Data section:
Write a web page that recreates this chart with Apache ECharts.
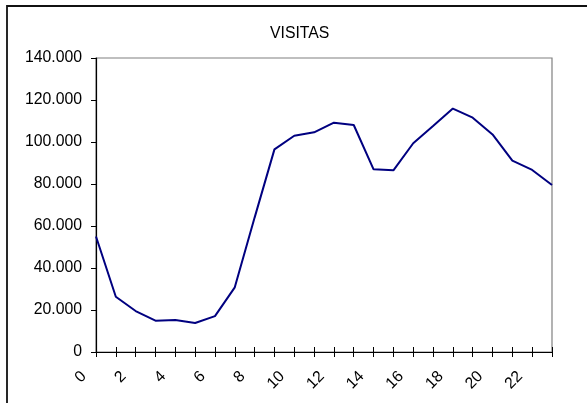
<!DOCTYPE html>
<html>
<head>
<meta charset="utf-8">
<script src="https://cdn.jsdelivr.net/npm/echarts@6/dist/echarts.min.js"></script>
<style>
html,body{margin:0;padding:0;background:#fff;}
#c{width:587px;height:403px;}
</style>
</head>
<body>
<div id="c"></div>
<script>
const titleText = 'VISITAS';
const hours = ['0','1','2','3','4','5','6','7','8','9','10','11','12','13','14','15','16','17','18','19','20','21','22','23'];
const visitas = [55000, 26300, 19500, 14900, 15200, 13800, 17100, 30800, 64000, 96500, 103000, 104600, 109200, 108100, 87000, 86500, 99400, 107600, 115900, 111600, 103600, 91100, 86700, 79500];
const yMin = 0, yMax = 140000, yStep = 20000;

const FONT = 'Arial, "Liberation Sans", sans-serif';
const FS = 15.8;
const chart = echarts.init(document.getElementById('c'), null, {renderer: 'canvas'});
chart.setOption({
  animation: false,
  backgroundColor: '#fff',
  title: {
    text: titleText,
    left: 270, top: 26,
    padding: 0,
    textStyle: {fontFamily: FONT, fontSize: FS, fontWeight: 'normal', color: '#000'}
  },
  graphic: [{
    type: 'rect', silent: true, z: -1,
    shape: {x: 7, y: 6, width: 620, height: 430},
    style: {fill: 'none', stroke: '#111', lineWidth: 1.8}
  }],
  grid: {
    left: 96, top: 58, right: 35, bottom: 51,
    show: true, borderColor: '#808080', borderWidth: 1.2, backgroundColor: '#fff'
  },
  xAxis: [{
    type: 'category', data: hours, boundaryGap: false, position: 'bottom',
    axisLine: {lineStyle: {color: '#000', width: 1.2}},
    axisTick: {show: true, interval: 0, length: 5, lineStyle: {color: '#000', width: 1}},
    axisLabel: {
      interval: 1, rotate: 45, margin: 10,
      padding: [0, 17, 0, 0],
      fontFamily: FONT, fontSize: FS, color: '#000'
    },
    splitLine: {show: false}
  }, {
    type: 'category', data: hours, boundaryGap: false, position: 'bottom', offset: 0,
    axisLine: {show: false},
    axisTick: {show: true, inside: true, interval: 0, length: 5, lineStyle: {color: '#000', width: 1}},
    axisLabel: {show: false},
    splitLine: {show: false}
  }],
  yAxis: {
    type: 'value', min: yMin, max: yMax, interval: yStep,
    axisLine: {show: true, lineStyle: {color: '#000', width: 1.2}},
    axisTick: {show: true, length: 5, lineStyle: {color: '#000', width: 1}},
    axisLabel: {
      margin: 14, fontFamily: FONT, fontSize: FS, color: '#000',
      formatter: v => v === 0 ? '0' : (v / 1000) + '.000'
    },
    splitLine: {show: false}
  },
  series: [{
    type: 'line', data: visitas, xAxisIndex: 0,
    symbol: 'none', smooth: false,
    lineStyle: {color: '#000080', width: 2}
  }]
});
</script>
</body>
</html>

Exercise goal:
Write out the listing above again, exactly, but with no pictures in the copy.

Written solution:
Write a web page that recreates this chart with Apache ECharts.
<!DOCTYPE html>
<html>
<head>
<meta charset="utf-8">
<script src="https://cdn.jsdelivr.net/npm/echarts@6/dist/echarts.min.js"></script>
<style>
html,body{margin:0;padding:0;background:#fff;}
#c{width:587px;height:403px;}
</style>
</head>
<body>
<div id="c"></div>
<script>
const titleText = 'VISITAS';
const hours = ['0','1','2','3','4','5','6','7','8','9','10','11','12','13','14','15','16','17','18','19','20','21','22','23'];
const visitas = [55000, 26300, 19500, 14900, 15200, 13800, 17100, 30800, 64000, 96500, 103000, 104600, 109200, 108100, 87000, 86500, 99400, 107600, 115900, 111600, 103600, 91100, 86700, 79500];
const yMin = 0, yMax = 140000, yStep = 20000;

const FONT = 'Arial, "Liberation Sans", sans-serif';
const FS = 15.8;
const chart = echarts.init(document.getElementById('c'), null, {renderer: 'canvas'});
chart.setOption({
  animation: false,
  backgroundColor: '#fff',
  title: {
    text: titleText,
    left: 270, top: 26,
    padding: 0,
    textStyle: {fontFamily: FONT, fontSize: FS, fontWeight: 'normal', color: '#000'}
  },
  graphic: [{
    type: 'rect', silent: true, z: -1,
    shape: {x: 7, y: 6, width: 620, height: 430},
    style: {fill: 'none', stroke: '#111', lineWidth: 1.8}
  }],
  grid: {
    left: 96, top: 58, right: 35, bottom: 51,
    show: true, borderColor: '#808080', borderWidth: 1.2, backgroundColor: '#fff'
  },
  xAxis: [{
    type: 'category', data: hours, boundaryGap: false, position: 'bottom',
    axisLine: {lineStyle: {color: '#000', width: 1.2}},
    axisTick: {show: true, interval: 0, length: 5, lineStyle: {color: '#000', width: 1}},
    axisLabel: {
      interval: 1, rotate: 45, margin: 10,
      padding: [0, 17, 0, 0],
      fontFamily: FONT, fontSize: FS, color: '#000'
    },
    splitLine: {show: false}
  }, {
    type: 'category', data: hours, boundaryGap: false, position: 'bottom', offset: 0,
    axisLine: {show: false},
    axisTick: {show: true, inside: true, interval: 0, length: 5, lineStyle: {color: '#000', width: 1}},
    axisLabel: {show: false},
    splitLine: {show: false}
  }],
  yAxis: {
    type: 'value', min: yMin, max: yMax, interval: yStep,
    axisLine: {show: true, lineStyle: {color: '#000', width: 1.2}},
    axisTick: {show: true, length: 5, lineStyle: {color: '#000', width: 1}},
    axisLabel: {
      margin: 14, fontFamily: FONT, fontSize: FS, color: '#000',
      formatter: v => v === 0 ? '0' : (v / 1000) + '.000'
    },
    splitLine: {show: false}
  },
  series: [{
    type: 'line', data: visitas, xAxisIndex: 0,
    symbol: 'none', smooth: false,
    lineStyle: {color: '#000080', width: 2}
  }]
});
</script>
</body>
</html>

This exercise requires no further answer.